In that absolute, crushing darkness, Jesus experienced the one thing He had never known in all of eternity: separation from the Father. He was forsaken so that you would never have to be. He was abandoned so that you could be adopted. When the enemy whispers in the middle of the night that you are too far gone, or that your mistakes have permanently disqualified you from grace, you need to point him to the ninth hour. The wrath of God against your sin was fully exhausted on the bleeding body of Jesus Christ. The debt is not partially paid; it is finished.

And then came the moment that shattered the universe. Jesus cried with a loud voice and gave up the ghost. He wasn't murdered; He willingly yielded His spirit. And the moment He did, miles away in the temple, the massive, heavy veil separating the Holy of Holies from the rest of the world was violently torn in two, from top to bottom. God Himself ripped up the barrier. The eviction notice was canceled. The shackles fell off. The access was granted. What happened on the cross was the violent, beautiful release of the absolute freedom that God wants to produce in your life today.

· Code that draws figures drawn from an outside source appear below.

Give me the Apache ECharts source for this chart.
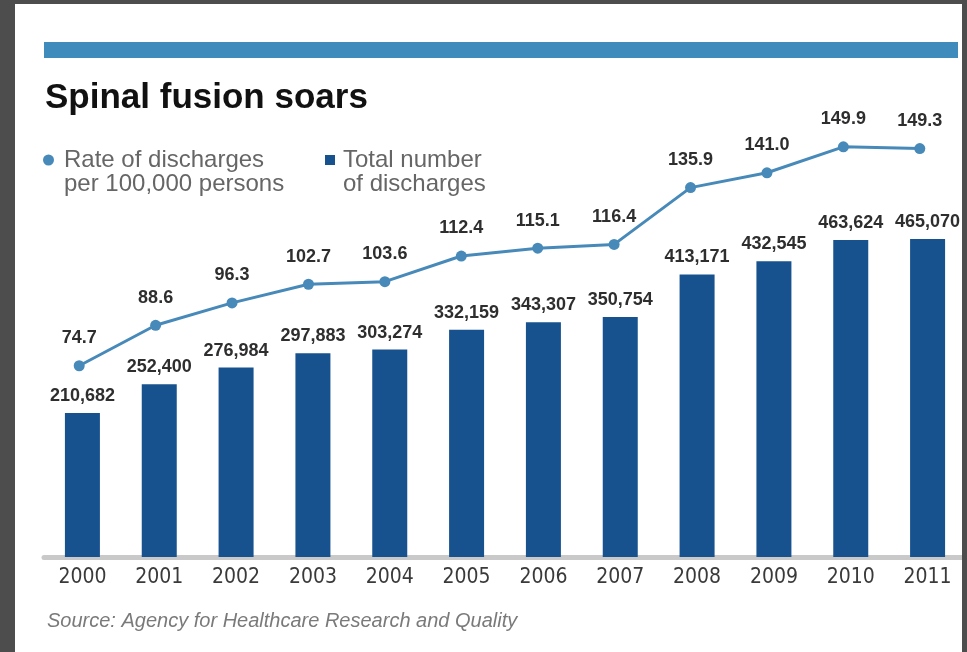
<!DOCTYPE html>
<html>
<head>
<meta charset="utf-8">
<title>Spinal fusion soars</title>
<script src="https://cdn.jsdelivr.net/npm/echarts@6/dist/echarts.min.js"></script>
<style>
  html, body { margin: 0; padding: 0; background: #fff; }
  #chart { width: 967px; height: 652px; }
</style>
</head>
<body>
<div id="chart"></div>
<script>
const years = ['2000', '2001', '2002', '2003', '2004', '2005', '2006', '2007', '2008', '2009', '2010', '2011']
const totalDischarges = [210682, 252400, 276984, 297883, 303274, 332159, 343307, 350754, 413171, 432545, 463624, 465070]
const ratePer100k = [74.7, 88.6, 96.3, 102.7, 103.6, 112.4, 115.1, 116.4, 135.9, 141.0, 149.9, 149.3]

const BAR_BLUE = '#17528f'
const LINE_BLUE = '#478ab9'
const FRAME = '#4d4d4d'
const SANS = '"Liberation Sans", Arial, sans-serif'

const chart = echarts.init(document.getElementById('chart'), null, { renderer: 'canvas' })

const labelFont = { fontFamily: SANS, fontWeight: 'bold', fontSize: 18, color: '#2e2e2e' }

// legend text gets an empty first line so the icon sits level with the first real line
const legendText = { fontFamily: SANS, fontSize: 24, lineHeight: 24, color: '#666' }

chart.setOption({
    animation: false,
    backgroundColor: '#fff',
    title: [
        {
            text: 'Spinal fusion soars',
            left: 45, top: 81, padding: 0,
            textStyle: { fontFamily: SANS, fontSize: 35, fontWeight: 'bold', color: '#111' }
        },
        {
            text: 'Source: Agency for Healthcare Research and Quality',
            left: 47, top: 611, padding: 0,
            textStyle: { fontFamily: SANS, fontSize: 20, fontStyle: 'italic', fontWeight: 'normal', color: '#7a7a7a' }
        }
    ],
    legend: [
        {
            data: [{ name: 'rate', icon: 'circle' }],
            left: 43, top: 124, padding: 0,
            itemWidth: 11, itemHeight: 11,
            formatter: () => '\nRate of discharges\nper 100,000 persons',
            textStyle: { ...legendText, padding: [0, 0, 0, 5] }
        },
        {
            data: [{ name: 'total', icon: 'rect' }],
            left: 325, top: 124, padding: 0,
            itemWidth: 10, itemHeight: 10,
            formatter: () => '\nTotal number\nof discharges',
            textStyle: { ...legendText, padding: [0, 0, 0, 3] }
        }
    ],
    grid: [
        { left: 44, width: 922, top: 215, bottom: 95 },
        { left: 41, width: 917, top: 100, bottom: 95 }
    ],
    xAxis: [
        {
            type: 'category', gridIndex: 0, data: years,
            axisLine: { lineStyle: { color: '#c9c9c9', width: 5 } },
            axisTick: { show: false },
            axisLabel: { margin: 10, fontFamily: '"Liberation Sans Narrow", "Arial Narrow", "DejaVu Sans Condensed", sans-serif', fontSize: 21, color: '#3a3a3a' }
        },
        { type: 'category', gridIndex: 1, data: years, show: false }
    ],
    yAxis: [
        { type: 'value', gridIndex: 0, min: 0, max: 500000, show: false, splitLine: { show: false } },
        { type: 'value', gridIndex: 1, min: 9, max: 166, show: false, splitLine: { show: false } }
    ],
    series: [
        {
            name: 'total', type: 'bar', xAxisIndex: 0, yAxisIndex: 0,
            data: totalDischarges, barWidth: 35,
            itemStyle: { color: BAR_BLUE },
            label: {
                show: true, position: 'top', distance: 8, ...labelFont,
                formatter: p => p.value.toLocaleString('en-US')
            },
            z: 3
        },
        {
            name: 'rate', type: 'line', xAxisIndex: 1, yAxisIndex: 1,
            data: ratePer100k,
            symbol: 'circle', symbolSize: 11,
            lineStyle: { color: LINE_BLUE, width: 3 },
            itemStyle: { color: LINE_BLUE },
            label: {
                show: true, position: 'top', distance: 13, ...labelFont,
                formatter: p => p.value.toFixed(1)
            },
            z: 4
        }
    ],
    graphic: [
        { type: 'rect', left: 44, top: 42, shape: { width: 914, height: 16 }, style: { fill: '#3f8bbb' }, z: 10 },
        { type: 'rect', left: 0, top: 0, shape: { width: 15, height: 652 }, style: { fill: FRAME }, z: 20 },
        { type: 'rect', left: 0, top: 0, shape: { width: 967, height: 4 }, style: { fill: FRAME }, z: 20 },
        { type: 'rect', left: 962, top: 0, shape: { width: 5, height: 652 }, style: { fill: FRAME }, z: 20 }
    ]
})
</script>
</body>
</html>
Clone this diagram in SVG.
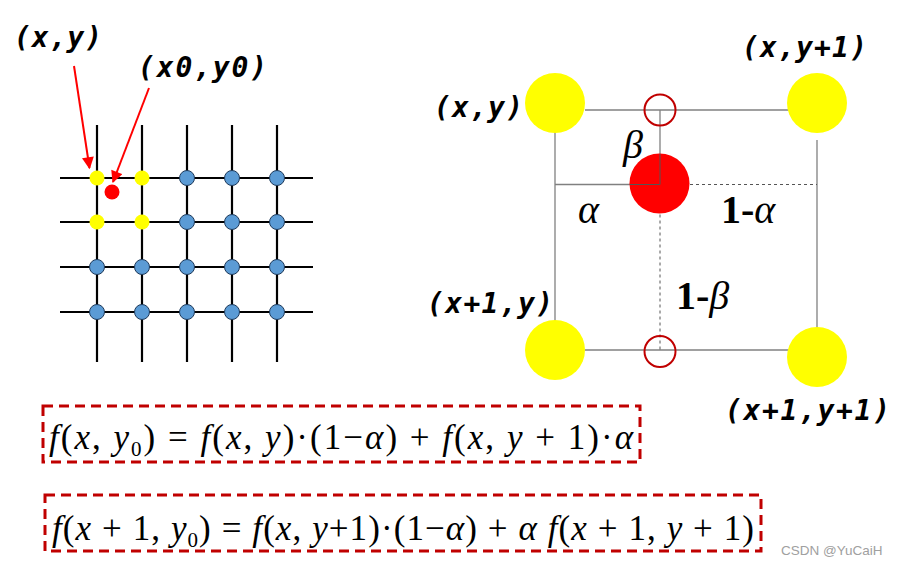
<svg xmlns="http://www.w3.org/2000/svg" width="899" height="566" viewBox="0 0 899 566">
<defs>
<style>
.grid{stroke:#000;stroke-width:2.2;fill:none}
.blue{fill:#5B9BD5;stroke:#1F3A5A;stroke-width:1}
.yel{fill:#FFFF00}
.lbl{font-family:"DejaVu Sans Mono","Liberation Mono",monospace;font-weight:bold;font-style:italic;font-size:28px;fill:#000}
.gl{stroke:#808080;stroke-width:1.3;fill:none}
.gd{stroke:#555;stroke-width:1;stroke-dasharray:3 3;fill:none}
.ring{fill:none;stroke:#C00000;stroke-width:2}
.greek{font-family:"Liberation Serif","DejaVu Serif",serif;font-style:italic;font-size:40px;fill:#000}
.one{font-family:"Liberation Serif","DejaVu Serif",serif;font-weight:bold;font-style:normal}
.box{fill:none;stroke:#C00000;stroke-width:3;stroke-dasharray:10 6}
.eq{font-family:"Liberation Serif","Times New Roman",serif;font-size:35px;fill:#000}
.it{font-style:italic}
.arrow{stroke:#FF0000;stroke-width:2;fill:none}
</style>
<marker id="ah" viewBox="0 0 10 10" refX="9" refY="5" markerWidth="6.5" markerHeight="6" orient="auto" markerUnits="strokeWidth">
<path d="M0,0 L10,5 L0,10 z" fill="#FF0000"/>
</marker>
</defs>
<rect width="899" height="566" fill="#fff"/>

<g id="grid">
<g class="grid">
<line x1="97" y1="125" x2="97" y2="362"/>
<line x1="142" y1="125" x2="142" y2="362"/>
<line x1="187" y1="125" x2="187" y2="362"/>
<line x1="232" y1="125" x2="232" y2="362"/>
<line x1="277" y1="125" x2="277" y2="362"/>
<line x1="60" y1="178" x2="313" y2="178"/>
<line x1="60" y1="222" x2="313" y2="222"/>
<line x1="60" y1="267" x2="313" y2="267"/>
<line x1="60" y1="312" x2="313" y2="312"/>
</g>
<circle class="yel" cx="97" cy="178" r="7.5"/>
<circle class="yel" cx="142" cy="178" r="7.5"/>
<circle class="yel" cx="97" cy="222" r="7.5"/>
<circle class="yel" cx="142" cy="222" r="7.5"/>
<circle class="blue" cx="187" cy="178" r="7.5"/>
<circle class="blue" cx="232" cy="178" r="7.5"/>
<circle class="blue" cx="277" cy="178" r="7.5"/>
<circle class="blue" cx="187" cy="222" r="7.5"/>
<circle class="blue" cx="232" cy="222" r="7.5"/>
<circle class="blue" cx="277" cy="222" r="7.5"/>
<circle class="blue" cx="97" cy="267" r="7.5"/>
<circle class="blue" cx="142" cy="267" r="7.5"/>
<circle class="blue" cx="187" cy="267" r="7.5"/>
<circle class="blue" cx="232" cy="267" r="7.5"/>
<circle class="blue" cx="277" cy="267" r="7.5"/>
<circle class="blue" cx="97" cy="312" r="7.5"/>
<circle class="blue" cx="142" cy="312" r="7.5"/>
<circle class="blue" cx="187" cy="312" r="7.5"/>
<circle class="blue" cx="232" cy="312" r="7.5"/>
<circle class="blue" cx="277" cy="312" r="7.5"/>
<circle cx="112" cy="192" r="7.5" fill="#FF0000"/>
</g>

<g id="label-xy-left"><text class="lbl" x="14" y="47" textLength="88" lengthAdjust="spacing">(x,y)</text></g>
<g id="label-x0y0"><text class="lbl" x="138" y="77" textLength="129" lengthAdjust="spacing">(x0,y0)</text></g>

<g id="connectors">
<line class="arrow" x1="74" y1="66" x2="89.5" y2="168" marker-end="url(#ah)"/>
<line class="arrow" x1="149" y1="88" x2="113" y2="182" marker-end="url(#ah)"/>
</g>

<g id="cell">
<line class="gl" x1="585" y1="110" x2="795" y2="110"/>
<line class="gl" x1="585" y1="350" x2="795" y2="350"/>
<line class="gl" x1="555" y1="130" x2="555" y2="322"/>
<line class="gl" x1="817" y1="140" x2="817" y2="328"/>
<line class="gl" x1="555" y1="184.5" x2="660" y2="184.5"/>
<line class="gl" x1="660" y1="110" x2="660" y2="184.5"/>
<line class="gd" x1="660" y1="184.5" x2="817" y2="184.5"/>
<line class="gd" x1="660" y1="184.5" x2="660" y2="350"/>
</g>

<g id="node-xy"><circle class="yel" cx="555" cy="103" r="30"/></g>
<g id="node-xy1"><circle class="yel" cx="817" cy="103" r="30"/></g>
<g id="node-x1y"><circle class="yel" cx="555" cy="350" r="30"/></g>
<g id="node-x1y1"><circle class="yel" cx="817" cy="357" r="30"/></g>
<g id="node-p"><circle cx="659.5" cy="183.5" r="30" fill="#FF0000"/><line x1="660" y1="154" x2="660" y2="184.5" stroke="#555" stroke-width="1"/><line x1="630" y1="184.5" x2="660" y2="184.5" stroke="#555" stroke-width="1"/></g>
<g id="ring-top"><circle class="ring" cx="660" cy="110" r="15.5"/></g>
<g id="ring-bottom"><circle class="ring" cx="660" cy="351.5" r="15.5"/></g>

<g id="label-xy"><text class="lbl" x="434" y="117" textLength="89" lengthAdjust="spacing">(x,y)</text></g>
<g id="label-xy1"><text class="lbl" x="742" y="57" textLength="125" lengthAdjust="spacing">(x,y+1)</text></g>
<g id="label-x1y"><text class="lbl" x="427" y="313" textLength="126" lengthAdjust="spacing">(x+1,y)</text></g>
<g id="label-x1y1"><text class="lbl" x="725" y="420" textLength="165" lengthAdjust="spacing">(x+1,y+1)</text></g>

<g id="greek">
<text class="greek" x="623" y="158">β</text>
<text class="greek" x="578" y="223">α</text>
<text class="greek" x="721" y="223"><tspan class="one">1-</tspan>α</text>
<text class="greek" x="676" y="309"><tspan class="one">1-</tspan>β</text>
</g>

<g id="eq1">
<rect class="box" x="43" y="406" width="597" height="56"/>
<text class="eq" x="49" y="449" textLength="584" lengthAdjust="spacing"><tspan class="it">f</tspan>(<tspan class="it">x</tspan>, <tspan class="it">y</tspan><tspan font-size="21" dy="7">0</tspan><tspan dy="-7">) = </tspan><tspan class="it">f</tspan>(<tspan class="it">x</tspan>, <tspan class="it">y</tspan>)·(1−<tspan class="it">α</tspan>) + <tspan class="it">f</tspan>(<tspan class="it">x</tspan>, <tspan class="it">y</tspan> + 1)·<tspan class="it">α</tspan></text>
</g>

<g id="eq2">
<rect class="box" x="45" y="495" width="716" height="56"/>
<text class="eq" x="52" y="540" textLength="702" lengthAdjust="spacing"><tspan class="it">f</tspan>(<tspan class="it">x</tspan> + 1, <tspan class="it">y</tspan><tspan font-size="21" dy="7">0</tspan><tspan dy="-7">) = </tspan><tspan class="it">f</tspan>(<tspan class="it">x</tspan>, <tspan class="it">y</tspan>+1)·(1−<tspan class="it">α</tspan>) + <tspan class="it">α</tspan> <tspan class="it">f</tspan>(<tspan class="it">x</tspan> + 1, <tspan class="it">y</tspan> + 1)</text>
</g>

<g id="watermark"><text x="781" y="555" font-family="Liberation Sans, Arial, sans-serif" font-size="13.5" fill="#A0A0A0">CSDN @YuCaiH</text></g>
</svg>
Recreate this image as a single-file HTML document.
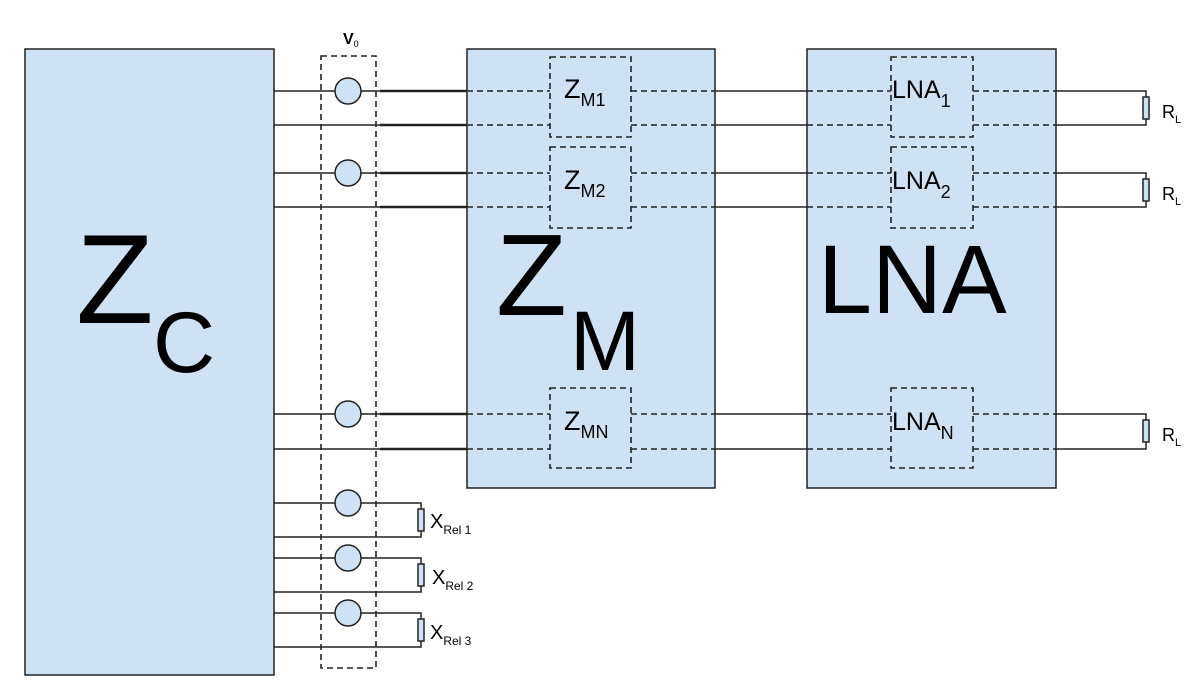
<!DOCTYPE html>
<html><head><meta charset="utf-8"><style>
body{margin:0;background:#fff;}
svg{display:block;font-family:"Liberation Sans",Arial,sans-serif;}
</style></head><body>
<svg width="1197" height="689" viewBox="0 0 1197 689" xmlns="http://www.w3.org/2000/svg">
<g stroke="#222" stroke-width="1.5">
<rect x="25" y="49" width="249" height="626" fill="#cfe2f3"/>
<rect x="467" y="49" width="248" height="439" fill="#cfe2f3"/>
<rect x="807" y="49" width="249" height="439" fill="#cfe2f3"/>
</g>
<g fill="none" stroke="#222" stroke-width="1.6" stroke-dasharray="6,4">
<rect x="321" y="56" width="55" height="612"/>
<rect x="550" y="57" width="81" height="80"/>
<rect x="550" y="147" width="81" height="81"/>
<rect x="550" y="388" width="81" height="80"/>
<rect x="891" y="57" width="82" height="80"/>
<rect x="891" y="147" width="82" height="81"/>
<rect x="891" y="388" width="82" height="80"/>
</g>
<g stroke="#222" stroke-width="1.5" fill="none">
<path d="M274 91H467M274 125H467M274 173H467M274 207H467M274 414H467M274 449H467"/>
<path d="M715 91H807M715 125H807M715 173H807M715 207H807M715 414H807M715 449H807"/>
<path d="M1056 91H1146V125H1056M1056 173H1146V207H1056M1056 414H1146V449H1056"/>
<path d="M274 503H421V537H274M274 558H421V592H274M274 613H421V647H274"/>
</g>
<g stroke="#222" stroke-width="2.5"><path d="M380 91H467M380 125H467M380 173H467M380 207H467M380 414H467M380 449H467"/></g>
<g stroke="#222" stroke-width="1.6" stroke-dasharray="6,4">
<path d="M467 91H550M467 125H550M467 173H550M467 207H550M467 414H550M467 449H550"/>
<path d="M631 91H715M631 125H715M631 173H715M631 207H715M631 414H715M631 449H715"/>
<path d="M807 91H891M807 125H891M807 173H891M807 207H891M807 414H891M807 449H891"/>
<path d="M973 91H1056M973 125H1056M973 173H1056M973 207H1056M973 414H1056M973 449H1056"/>
</g>
<g fill="#cfe2f3" stroke="#222" stroke-width="1.5">
<rect x="1143" y="97" width="6" height="22"/><rect x="1143" y="179" width="6" height="22"/><rect x="1143" y="420" width="6" height="22"/>
<rect x="418" y="509" width="6" height="22"/><rect x="418" y="564" width="6" height="22"/><rect x="418" y="619" width="6" height="22"/>
</g>
<g fill="#cfe2f3" stroke="#222" stroke-width="1.5">
<circle cx="348" cy="91" r="13"/><circle cx="348" cy="173" r="13"/><circle cx="348" cy="414" r="13"/>
<circle cx="348" cy="503" r="13"/><circle cx="348" cy="558" r="13"/><circle cx="348" cy="613" r="13"/>
</g>
<g fill="#000">
<text x="343" y="44" font-size="16" font-weight="bold">V<tspan font-size="9" font-weight="normal" dy="3">0</tspan></text>
<text x="76" y="323" font-size="127">Z</text>
<text x="153" y="372" font-size="86">C</text>
<text x="496" y="315" font-size="116">Z</text>
<text x="570" y="370" font-size="84">M</text>
<text x="818" y="313" font-size="97">LNA</text>
<text x="564" y="98" font-size="27">Z<tspan font-size="18" dy="8">M1</tspan></text>
<text x="564" y="189" font-size="27">Z<tspan font-size="18" dy="8">M2</tspan></text>
<text x="564" y="430" font-size="27">Z<tspan font-size="18" dy="8">MN</tspan></text>
<text x="892" y="98" font-size="25">LNA<tspan font-size="18" dy="9">1</tspan></text>
<text x="892" y="189" font-size="25">LNA<tspan font-size="18" dy="9">2</tspan></text>
<text x="892" y="430" font-size="25">LNA<tspan font-size="18" dy="9">N</tspan></text>
<text x="1162" y="118" font-size="18">R<tspan font-size="11" dy="5">L</tspan></text>
<text x="1162" y="200" font-size="18">R<tspan font-size="11" dy="5">L</tspan></text>
<text x="1162" y="441" font-size="18">R<tspan font-size="11" dy="5">L</tspan></text>
<text x="430" y="528" font-size="20">X<tspan font-size="12" dy="6">Rel 1</tspan></text>
<text x="432" y="584" font-size="20">X<tspan font-size="12" dy="6">Rel 2</tspan></text>
<text x="430" y="639" font-size="20">X<tspan font-size="12" dy="6">Rel 3</tspan></text>
</g>
</svg>
</body></html>
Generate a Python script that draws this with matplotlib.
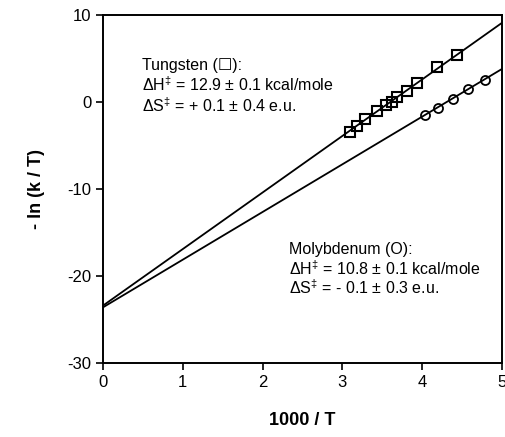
import matplotlib
matplotlib.use("Agg")
import matplotlib.pyplot as plt

plt.rcParams["font.family"] = ["Liberation Sans", "DejaVu Sans"]
plt.rcParams["axes.unicode_minus"] = False
plt.rcParams["mathtext.fontset"] = "custom"
plt.rcParams["mathtext.rm"] = "Liberation Sans"

# tungsten (squares)
w_x = [3.09, 3.18, 3.28, 3.43, 3.55, 3.62, 3.69, 3.81, 3.94, 4.19, 4.43]
w_y = [-3.45, -2.75, -2.0, -1.0, -0.35, -0.02, 0.55, 1.25, 2.18, 4.0, 5.45]
# molybdenum (circles)
mo_x = [4.04, 4.20, 4.39, 4.57, 4.79]
mo_y = [-1.55, -0.65, 0.38, 1.46, 2.55]

# least-squares lines, read at the axis ends
fit_x = [0, 5]
w_fit = [-23.4, 9.1]
mo_fit = [-23.6, 3.8]

x_ticks = [0, 1, 2, 3, 4, 5]
y_ticks = [-30, -20, -10, 0, 10]


def main():
    fig = plt.figure(figsize=(5.06, 4.37), dpi=100)
    ax = fig.add_axes([0.2036, 0.1693, 0.7885, 0.7964])

    ax.plot(fit_x, w_fit, color="black", lw=1.3)
    ax.plot(fit_x, mo_fit, color="black", lw=1.3)
    ax.plot(w_x, w_y, ls="none", marker="s", ms=7.2, mfc="none",
            mec="black", mew=1.5)
    ax.plot(mo_x, mo_y, ls="none", marker="o", ms=6.5, mfc="none",
            mec="black", mew=1.3)

    ax.set_xlim(0, 5)
    ax.set_ylim(-30, 10)
    ax.set_xticks(x_ticks)
    ax.set_yticks(y_ticks)
    ax.tick_params(direction="out", length=5, width=1.2, labelsize=12)
    for s in ax.spines.values():
        s.set_linewidth(1.4)

    ax.set_xlabel("1000 / T", fontsize=13, fontweight="bold", labelpad=16)
    ax.set_ylabel("- ln (k / T)", fontsize=13, fontweight="bold", labelpad=16)

    fs = 11.5
    dag = "$^{\u2021}$"
    ax.text(0.49, 4.25, "Tungsten (\u2610):", fontsize=fs, va="center")
    ax.text(0.49, 1.95, "\u0394H" + dag + " = 12.9 \u00b1 0.1 kcal/mole", fontsize=fs, va="center")
    ax.text(0.49, -0.46, "\u0394S" + dag + " = + 0.1 \u00b1 0.4 e.u.", fontsize=fs, va="center")

    ax.text(2.33, -16.9, "Molybdenum (O):", fontsize=fs, va="center")
    ax.text(2.33, -19.1, "\u0394H" + dag + " = 10.8 \u00b1 0.1 kcal/mole", fontsize=fs, va="center")
    ax.text(2.33, -21.3, "\u0394S" + dag + " = - 0.1 \u00b1 0.3 e.u.", fontsize=fs, va="center")

    fig.savefig("out.png", dpi=100)


if __name__ == "__main__":
    main()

And Jesus cried with a loud voice, and gave up the ghost. And the veil of the temple was rent in twain from the top to the bottom.— Mark 15:37-38, KJV

The cross still changes everything because it is the only place in the universe where our insurmountable debt meets God's inexhaustible grace. You do not have to carry your heavy burdens of guilt and shame for one more second; they have already been carried up the hill to Golgotha. Whatever you are running from, whatever secret chains bind you in the dark, bring them to the shadow of the cross today. The veil is torn. The price is paid in full. The King of Kings is waiting with wide-open, nail-scarred hands to welcome you home.